Saint Padarn's Church, Llanberis is a parish church of the Church in Wales in Llanberis.

==History==
The original church of St Peris was 4 km to the south-east of Llanberis and as the town expanded a new church was required.

The foundation stone was laid on 3 January 1884 by Captain N.P. Stewart of Bryntirion.

The building was funded by the Assheton Smith family, which owned the rights to the slate quarried at nearby Dinorwig. It was designed by Arthur Baker of 14 Warwick Gardens, Kensington, London, a pupil of Sir George Gilbert Scott. The medieval font from St Peris was transferred here. The walls were built of local stone, with dressings of red stone from the quarries of Guest and Son, Runcorn. The construction cost was £5,455.

The building was dedicated on 24 June 1885.
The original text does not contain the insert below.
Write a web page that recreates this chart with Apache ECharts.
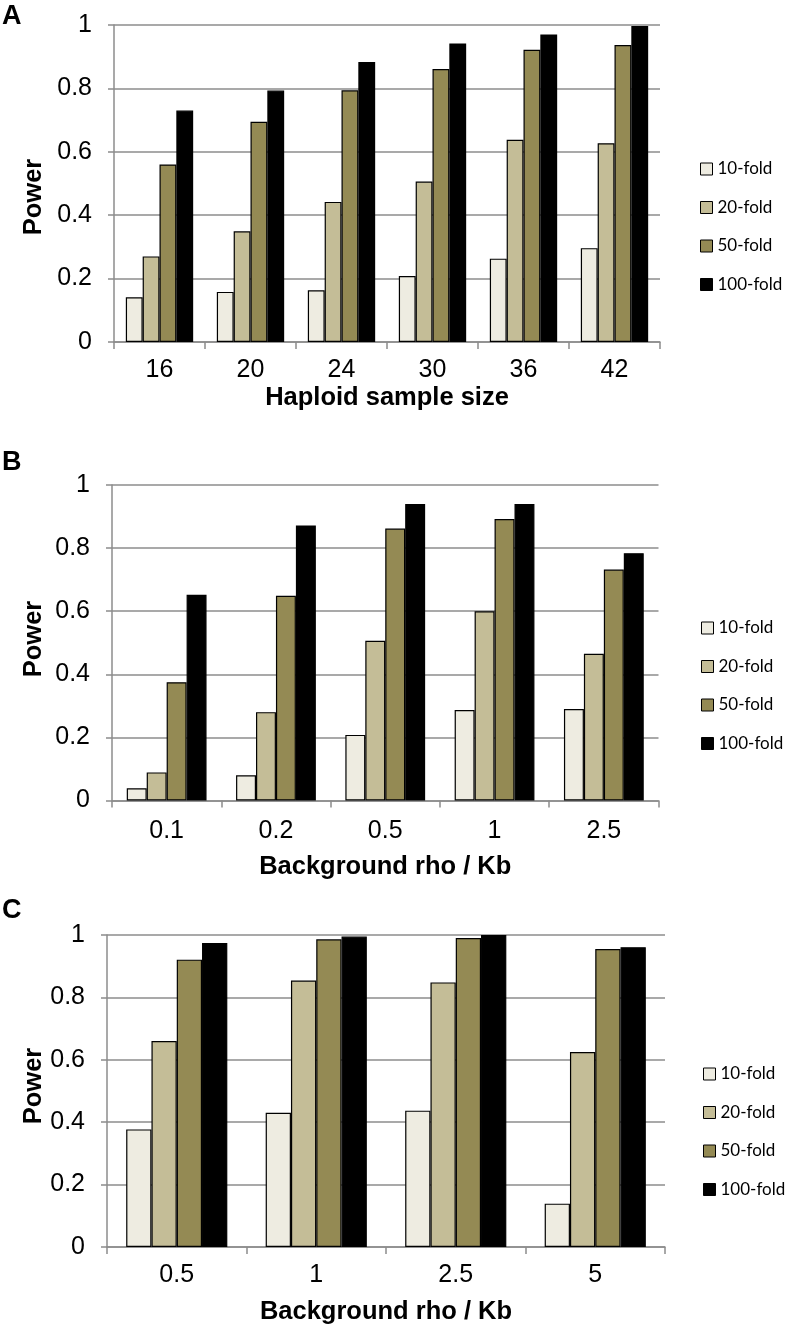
<!DOCTYPE html>
<html>
<head>
<meta charset="utf-8">
<script src="https://cdn.jsdelivr.net/npm/echarts@6/dist/echarts.min.js"></script>
<style>html,body{margin:0;padding:0;background:#fff}#c{width:789px;height:1329px}</style>
</head>
<body>
<div id="c"></div>
<script>
// ---- data ----
var seriesNames = ['10-fold', '20-fold', '50-fold', '100-fold'];
var yTicks = [0, 0.2, 0.4, 0.6, 0.8, 1];

var catsA = ['16', '20', '24', '30', '36', '42'];
var a10  = [0.141, 0.158, 0.163, 0.208, 0.263, 0.296];
var a20  = [0.270, 0.349, 0.442, 0.506, 0.638, 0.627];
var a50  = [0.560, 0.695, 0.794, 0.861, 0.922, 0.937];
var a100 = [0.730, 0.793, 0.883, 0.942, 0.970, 0.997];

var catsB = ['0.1', '0.2', '0.5', '1', '2.5'];
var b10  = [0.039, 0.080, 0.208, 0.287, 0.290];
var b20  = [0.089, 0.280, 0.506, 0.600, 0.465];
var b50  = [0.375, 0.649, 0.862, 0.892, 0.732];
var b100 = [0.652, 0.872, 0.940, 0.940, 0.784];

var catsC = ['0.5', '1', '2.5', '5'];
var c10  = [0.377, 0.430, 0.437, 0.139];
var c20  = [0.660, 0.854, 0.848, 0.625];
var c50  = [0.921, 0.986, 0.990, 0.955];
var c100 = [0.974, 0.995, 1.000, 0.961];

var xTitleA = 'Haploid sample size';
var xTitleBC = 'Background rho / Kb';
var yTitle = 'Power';
var panelLetters = ['A', 'B', 'C'];

// ---- styling ----
var colors = ['#EEECE1', '#C4BD97', '#948A54', '#000000'];
var gray = '#8c8c8c';
var font = '"Liberation Sans", Arial, sans-serif';

var panels = [
  {cats: catsA, data: [a10, a20, a50, a100], title: xTitleA, grid: {left: 114, top: 25, width: 546, height: 317}, gap: '26%',
   labelMargin: 16, nameGap: 42.5, powerY: 197, legend: {left: 695, top: 154}},
  {cats: catsB, data: [b10, b20, b50, b100], title: xTitleBC, grid: {left: 112, top: 485, width: 546.5, height: 315.5}, gap: '27%',
   labelMargin: 18, nameGap: 53, powerY: 639, legend: {left: 696, top: 613}},
  {cats: catsC, data: [c10, c20, c50, c100], title: xTitleBC, grid: {left: 107, top: 935, width: 558, height: 312}, gap: '27.5%',
   labelMargin: 16, nameGap: 51.5, powerY: 1086, legend: {left: 698, top: 1059}}
];

var grids = [], xAxes = [], yAxes = [], series = [], legends = [], graphics = [];
panels.forEach(function (p, i) {
  grids.push(p.grid);
  xAxes.push({
    type: 'category', gridIndex: i, data: p.cats,
    axisLine: {show: true, lineStyle: {color: gray, width: 1.5}},
    axisTick: {show: true, length: 7, alignWithLabel: false, lineStyle: {color: gray, width: 1.5}},
    axisLabel: {fontSize: 25, color: '#000', margin: p.labelMargin, fontFamily: font},
    name: p.title, nameLocation: 'middle', nameGap: p.nameGap,
    nameTextStyle: {fontSize: 25.5, fontWeight: 'bold', color: '#000', fontFamily: font}
  });
  yAxes.push({
    type: 'value', gridIndex: i, min: yTicks[0], max: yTicks[yTicks.length - 1], interval: 0.2,
    axisLine: {show: true, lineStyle: {color: gray, width: 1.5}},
    axisTick: {show: true, length: 6, inside: false, lineStyle: {color: gray, width: 1.5}},
    splitLine: {show: true, lineStyle: {color: gray, width: 1.5}},
    axisLabel: {fontSize: 25, color: '#000', margin: 22, fontFamily: font}
  });
  p.data.forEach(function (vals, k) {
    series.push({
      type: 'bar', name: seriesNames[k], xAxisIndex: i, yAxisIndex: i, data: vals,
      barGap: '0%', barCategoryGap: p.gap,
      itemStyle: {color: colors[k], borderColor: '#000', borderWidth: 1.2},
      emphasis: {disabled: true}, silent: true
    });
  });
  legends.push({
    orient: 'vertical', left: p.legend.left, top: p.legend.top,
    data: seriesNames, icon: 'rect', itemWidth: 12, itemHeight: 12, itemGap: 18.5,
    selectedMode: false,
    textStyle: {fontSize: 17, lineHeight: 20, color: '#000', fontFamily: 'Lato, "Open Sans", sans-serif'},
    itemStyle: {borderColor: '#000', borderWidth: 1}
  });
  graphics.push({
    type: 'text', x: 34, y: p.powerY, rotation: Math.PI / 2,
    style: {text: yTitle, fontSize: 25.5, fontWeight: 'bold', fontFamily: font, fill: '#000', align: 'center', verticalAlign: 'middle'}
  });
});
var letterY = [17, 463, 911];
panelLetters.forEach(function (L, i) {
  graphics.push({
    type: 'text', x: 2, y: letterY[i],
    style: {text: L, fontSize: 27, fontWeight: 'bold', fontFamily: font, fill: '#000', align: 'left', verticalAlign: 'middle'}
  });
});

var chart = echarts.init(document.getElementById('c'), null, {renderer: 'canvas'});
chart.setOption({
  animation: false,
  backgroundColor: '#fff',
  grid: grids, xAxis: xAxes, yAxis: yAxes, series: series,
  legend: legends, graphic: graphics
});
</script>
</body>
</html>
Harold Hughes enlarged the church in 1914 with the addition of the Lady Chapel, on the church's north side, and the completion of the nave.

==Parish==

The church is in the parish of Bro Eryri, which encompasses:
- Christ Church, Deiniolen
- St Deiniol's Church, Llanddeiniolen
- St Helen's Church, Penisarwaun
- St Michael's Church, Llanrug
- St Peris's Church, Nant Peris

==Organ==

The church contains a two manual and pedal, 7-stop pipe organ dating from 1921 by J. W. Walker & Sons Ltd. A specification can be found on the National Pipe Organ Register.